* Start *

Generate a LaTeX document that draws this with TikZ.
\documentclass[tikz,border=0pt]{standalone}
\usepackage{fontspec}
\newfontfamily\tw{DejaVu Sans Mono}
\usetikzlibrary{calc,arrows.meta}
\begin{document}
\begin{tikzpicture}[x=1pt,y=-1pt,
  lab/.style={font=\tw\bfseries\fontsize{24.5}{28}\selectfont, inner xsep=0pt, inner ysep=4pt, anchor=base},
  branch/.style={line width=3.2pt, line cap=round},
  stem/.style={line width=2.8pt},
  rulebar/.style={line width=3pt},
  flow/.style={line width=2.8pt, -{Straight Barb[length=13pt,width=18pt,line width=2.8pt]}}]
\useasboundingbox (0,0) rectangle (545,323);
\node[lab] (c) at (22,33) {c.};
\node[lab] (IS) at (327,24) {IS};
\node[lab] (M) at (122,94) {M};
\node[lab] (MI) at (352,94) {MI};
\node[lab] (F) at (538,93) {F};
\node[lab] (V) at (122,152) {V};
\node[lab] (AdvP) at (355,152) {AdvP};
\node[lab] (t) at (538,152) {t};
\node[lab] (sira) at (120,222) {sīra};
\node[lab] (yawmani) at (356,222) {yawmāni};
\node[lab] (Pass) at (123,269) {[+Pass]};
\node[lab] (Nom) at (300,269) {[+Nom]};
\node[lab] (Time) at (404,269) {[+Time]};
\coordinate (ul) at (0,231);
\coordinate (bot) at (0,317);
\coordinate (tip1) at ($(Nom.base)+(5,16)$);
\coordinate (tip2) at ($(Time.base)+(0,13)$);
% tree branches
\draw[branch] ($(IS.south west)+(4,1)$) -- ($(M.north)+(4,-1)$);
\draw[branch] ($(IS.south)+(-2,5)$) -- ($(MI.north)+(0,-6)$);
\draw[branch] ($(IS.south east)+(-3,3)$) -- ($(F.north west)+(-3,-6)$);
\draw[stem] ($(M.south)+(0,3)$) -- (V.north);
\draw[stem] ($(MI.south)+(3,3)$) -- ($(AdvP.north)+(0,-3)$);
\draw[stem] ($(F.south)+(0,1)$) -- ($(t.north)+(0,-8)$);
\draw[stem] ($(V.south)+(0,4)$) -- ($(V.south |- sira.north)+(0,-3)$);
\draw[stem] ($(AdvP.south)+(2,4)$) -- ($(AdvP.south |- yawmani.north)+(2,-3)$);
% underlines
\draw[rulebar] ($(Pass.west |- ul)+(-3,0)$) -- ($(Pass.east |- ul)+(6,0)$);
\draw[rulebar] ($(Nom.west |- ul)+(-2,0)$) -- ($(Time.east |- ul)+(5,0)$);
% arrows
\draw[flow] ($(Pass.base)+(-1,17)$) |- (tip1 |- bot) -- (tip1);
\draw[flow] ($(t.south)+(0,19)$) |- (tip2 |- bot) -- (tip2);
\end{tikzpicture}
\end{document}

* End *
* Start *

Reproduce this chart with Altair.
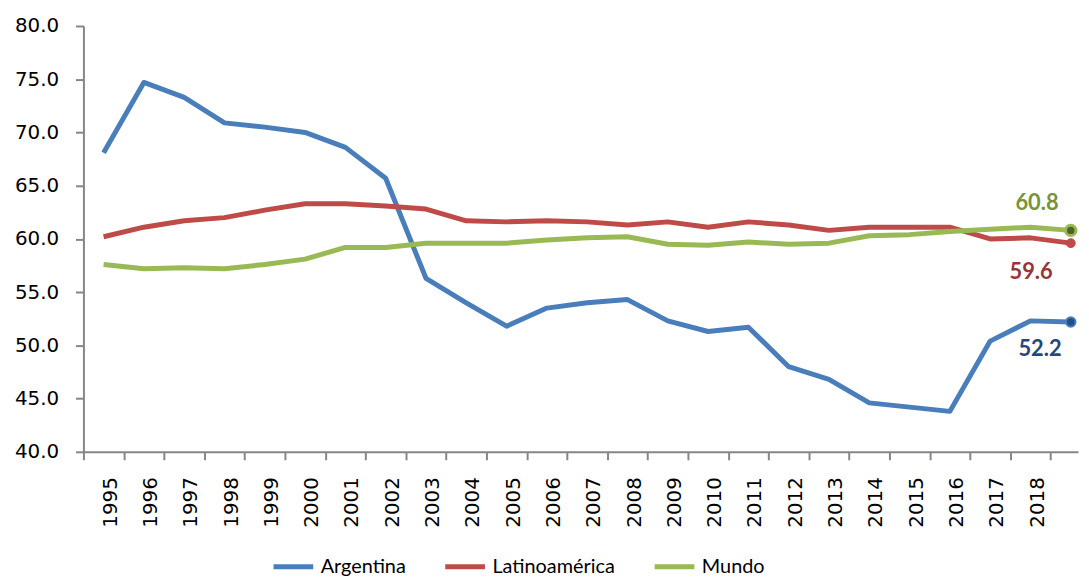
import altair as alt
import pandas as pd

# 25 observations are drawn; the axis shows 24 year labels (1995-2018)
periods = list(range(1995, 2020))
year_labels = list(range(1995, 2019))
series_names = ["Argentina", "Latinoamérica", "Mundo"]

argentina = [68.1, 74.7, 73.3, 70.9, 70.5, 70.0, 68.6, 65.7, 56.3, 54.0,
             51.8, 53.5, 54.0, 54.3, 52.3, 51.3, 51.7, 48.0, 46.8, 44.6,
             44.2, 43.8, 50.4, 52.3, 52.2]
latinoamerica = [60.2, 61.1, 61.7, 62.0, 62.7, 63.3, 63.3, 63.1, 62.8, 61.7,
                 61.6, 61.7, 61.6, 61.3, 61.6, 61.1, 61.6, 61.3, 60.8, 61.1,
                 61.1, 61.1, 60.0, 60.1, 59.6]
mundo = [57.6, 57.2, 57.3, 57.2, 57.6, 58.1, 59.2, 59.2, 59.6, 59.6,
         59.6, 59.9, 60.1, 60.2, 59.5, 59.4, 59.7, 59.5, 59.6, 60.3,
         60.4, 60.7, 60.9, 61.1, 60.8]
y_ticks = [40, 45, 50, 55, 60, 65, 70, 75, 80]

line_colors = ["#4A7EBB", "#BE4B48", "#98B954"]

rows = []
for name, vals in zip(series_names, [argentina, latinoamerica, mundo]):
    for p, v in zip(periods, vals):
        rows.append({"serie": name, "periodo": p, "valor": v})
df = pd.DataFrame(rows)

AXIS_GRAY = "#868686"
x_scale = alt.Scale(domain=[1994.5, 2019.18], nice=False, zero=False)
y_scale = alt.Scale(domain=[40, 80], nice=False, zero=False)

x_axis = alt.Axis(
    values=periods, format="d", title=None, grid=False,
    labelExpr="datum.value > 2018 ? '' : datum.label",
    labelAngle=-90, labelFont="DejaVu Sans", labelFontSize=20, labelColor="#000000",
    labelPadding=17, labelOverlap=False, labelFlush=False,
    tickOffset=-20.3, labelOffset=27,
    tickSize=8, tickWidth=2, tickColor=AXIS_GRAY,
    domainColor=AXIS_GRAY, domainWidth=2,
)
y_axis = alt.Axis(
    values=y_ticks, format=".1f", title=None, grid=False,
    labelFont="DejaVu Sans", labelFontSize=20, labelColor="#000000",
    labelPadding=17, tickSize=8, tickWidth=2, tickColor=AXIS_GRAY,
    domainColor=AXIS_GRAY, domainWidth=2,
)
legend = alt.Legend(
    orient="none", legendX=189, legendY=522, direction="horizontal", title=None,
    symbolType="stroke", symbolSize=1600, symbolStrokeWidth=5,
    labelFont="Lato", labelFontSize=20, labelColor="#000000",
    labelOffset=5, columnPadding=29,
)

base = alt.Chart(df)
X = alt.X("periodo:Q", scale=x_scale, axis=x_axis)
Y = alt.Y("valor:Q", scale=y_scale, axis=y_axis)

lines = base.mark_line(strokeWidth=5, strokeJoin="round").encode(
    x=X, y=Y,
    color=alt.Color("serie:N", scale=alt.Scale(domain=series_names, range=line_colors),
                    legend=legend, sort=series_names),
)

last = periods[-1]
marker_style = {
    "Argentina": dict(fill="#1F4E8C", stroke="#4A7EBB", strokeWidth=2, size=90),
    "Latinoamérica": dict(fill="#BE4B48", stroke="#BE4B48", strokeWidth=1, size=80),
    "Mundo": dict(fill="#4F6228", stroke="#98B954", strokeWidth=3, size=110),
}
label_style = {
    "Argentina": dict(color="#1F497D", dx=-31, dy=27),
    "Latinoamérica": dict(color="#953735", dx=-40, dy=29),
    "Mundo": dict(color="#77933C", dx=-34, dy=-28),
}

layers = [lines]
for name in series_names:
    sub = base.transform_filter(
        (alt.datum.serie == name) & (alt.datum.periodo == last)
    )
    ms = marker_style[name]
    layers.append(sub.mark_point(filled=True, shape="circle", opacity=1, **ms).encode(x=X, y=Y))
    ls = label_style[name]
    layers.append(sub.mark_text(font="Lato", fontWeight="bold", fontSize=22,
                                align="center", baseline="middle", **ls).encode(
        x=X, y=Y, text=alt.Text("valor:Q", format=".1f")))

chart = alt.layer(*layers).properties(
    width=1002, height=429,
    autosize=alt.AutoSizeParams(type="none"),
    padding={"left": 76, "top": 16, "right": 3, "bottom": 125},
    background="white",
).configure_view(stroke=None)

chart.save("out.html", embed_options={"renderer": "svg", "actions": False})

* End *

Report the number of lines holding the string "this", without any other words.

2